:: Challenge ::
Reproduce the listing below exactly, beginning with its first line and ending with the line that holds "return (H - B - (py - OFF)) / ph"; pictures are not part of the copy.

:: Available data ::

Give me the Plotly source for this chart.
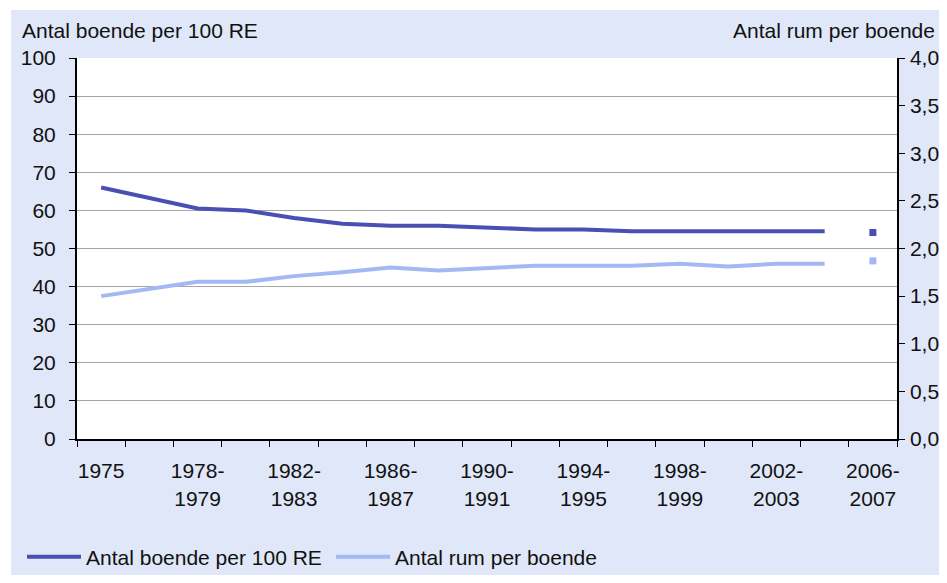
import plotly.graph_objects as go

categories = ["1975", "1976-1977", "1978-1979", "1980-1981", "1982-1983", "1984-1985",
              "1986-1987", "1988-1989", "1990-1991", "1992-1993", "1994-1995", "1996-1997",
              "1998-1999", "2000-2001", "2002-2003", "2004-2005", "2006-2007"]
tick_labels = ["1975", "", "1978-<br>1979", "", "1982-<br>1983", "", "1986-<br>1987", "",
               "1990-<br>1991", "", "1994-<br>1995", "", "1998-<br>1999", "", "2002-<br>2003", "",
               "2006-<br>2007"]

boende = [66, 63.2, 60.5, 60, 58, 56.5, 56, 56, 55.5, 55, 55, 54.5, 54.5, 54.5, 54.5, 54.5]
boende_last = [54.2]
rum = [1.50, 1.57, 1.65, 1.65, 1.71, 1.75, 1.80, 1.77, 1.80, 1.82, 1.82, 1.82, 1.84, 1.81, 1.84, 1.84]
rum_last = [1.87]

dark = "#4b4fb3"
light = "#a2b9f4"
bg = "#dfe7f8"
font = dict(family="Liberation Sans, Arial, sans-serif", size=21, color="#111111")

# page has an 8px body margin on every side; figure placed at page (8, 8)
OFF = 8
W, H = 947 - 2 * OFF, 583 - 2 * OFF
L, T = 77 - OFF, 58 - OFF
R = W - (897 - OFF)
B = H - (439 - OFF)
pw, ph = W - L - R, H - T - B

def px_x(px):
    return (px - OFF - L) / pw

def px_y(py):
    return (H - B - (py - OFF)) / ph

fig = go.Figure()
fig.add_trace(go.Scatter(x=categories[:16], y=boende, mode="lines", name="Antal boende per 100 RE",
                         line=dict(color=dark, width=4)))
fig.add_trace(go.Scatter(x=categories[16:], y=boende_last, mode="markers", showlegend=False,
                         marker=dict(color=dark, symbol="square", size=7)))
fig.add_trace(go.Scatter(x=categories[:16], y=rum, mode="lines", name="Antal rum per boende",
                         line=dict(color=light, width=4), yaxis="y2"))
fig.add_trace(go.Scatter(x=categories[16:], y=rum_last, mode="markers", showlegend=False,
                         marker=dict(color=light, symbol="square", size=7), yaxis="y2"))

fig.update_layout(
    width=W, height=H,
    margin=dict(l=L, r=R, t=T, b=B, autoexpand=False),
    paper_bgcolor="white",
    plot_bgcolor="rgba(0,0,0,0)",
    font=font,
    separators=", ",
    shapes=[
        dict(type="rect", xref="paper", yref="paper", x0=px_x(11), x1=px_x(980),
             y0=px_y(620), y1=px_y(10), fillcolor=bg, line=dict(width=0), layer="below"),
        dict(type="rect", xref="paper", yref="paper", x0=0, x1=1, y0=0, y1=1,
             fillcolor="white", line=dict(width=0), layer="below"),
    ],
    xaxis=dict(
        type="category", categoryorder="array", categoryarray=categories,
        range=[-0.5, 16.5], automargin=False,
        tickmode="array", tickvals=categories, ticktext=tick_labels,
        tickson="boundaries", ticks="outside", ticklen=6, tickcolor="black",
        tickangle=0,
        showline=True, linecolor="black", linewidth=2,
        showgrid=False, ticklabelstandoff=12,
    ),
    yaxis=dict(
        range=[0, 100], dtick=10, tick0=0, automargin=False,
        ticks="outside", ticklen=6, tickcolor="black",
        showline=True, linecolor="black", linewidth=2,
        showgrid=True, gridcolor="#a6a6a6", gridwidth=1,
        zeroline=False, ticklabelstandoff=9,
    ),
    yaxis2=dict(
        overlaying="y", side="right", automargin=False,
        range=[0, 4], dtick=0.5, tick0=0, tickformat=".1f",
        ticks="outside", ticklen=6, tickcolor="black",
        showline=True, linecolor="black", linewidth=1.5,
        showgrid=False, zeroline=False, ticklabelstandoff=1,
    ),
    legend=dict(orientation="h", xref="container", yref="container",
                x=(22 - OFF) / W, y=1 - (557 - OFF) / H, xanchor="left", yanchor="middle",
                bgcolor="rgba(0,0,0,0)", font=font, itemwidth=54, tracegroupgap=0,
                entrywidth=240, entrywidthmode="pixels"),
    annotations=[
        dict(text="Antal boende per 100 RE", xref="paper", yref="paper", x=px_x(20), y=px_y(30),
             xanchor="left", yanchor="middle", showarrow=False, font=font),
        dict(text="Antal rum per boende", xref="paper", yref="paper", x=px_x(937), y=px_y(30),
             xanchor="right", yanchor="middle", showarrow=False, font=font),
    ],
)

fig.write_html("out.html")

:: Exercise output ::
Give me the Plotly source for this chart.
import plotly.graph_objects as go

categories = ["1975", "1976-1977", "1978-1979", "1980-1981", "1982-1983", "1984-1985",
              "1986-1987", "1988-1989", "1990-1991", "1992-1993", "1994-1995", "1996-1997",
              "1998-1999", "2000-2001", "2002-2003", "2004-2005", "2006-2007"]
tick_labels = ["1975", "", "1978-<br>1979", "", "1982-<br>1983", "", "1986-<br>1987", "",
               "1990-<br>1991", "", "1994-<br>1995", "", "1998-<br>1999", "", "2002-<br>2003", "",
               "2006-<br>2007"]

boende = [66, 63.2, 60.5, 60, 58, 56.5, 56, 56, 55.5, 55, 55, 54.5, 54.5, 54.5, 54.5, 54.5]
boende_last = [54.2]
rum = [1.50, 1.57, 1.65, 1.65, 1.71, 1.75, 1.80, 1.77, 1.80, 1.82, 1.82, 1.82, 1.84, 1.81, 1.84, 1.84]
rum_last = [1.87]

dark = "#4b4fb3"
light = "#a2b9f4"
bg = "#dfe7f8"
font = dict(family="Liberation Sans, Arial, sans-serif", size=21, color="#111111")

# page has an 8px body margin on every side; figure placed at page (8, 8)
OFF = 8
W, H = 947 - 2 * OFF, 583 - 2 * OFF
L, T = 77 - OFF, 58 - OFF
R = W - (897 - OFF)
B = H - (439 - OFF)
pw, ph = W - L - R, H - T - B

def px_x(px):
    return (px - OFF - L) / pw

def px_y(py):
    return (H - B - (py - OFF)) / ph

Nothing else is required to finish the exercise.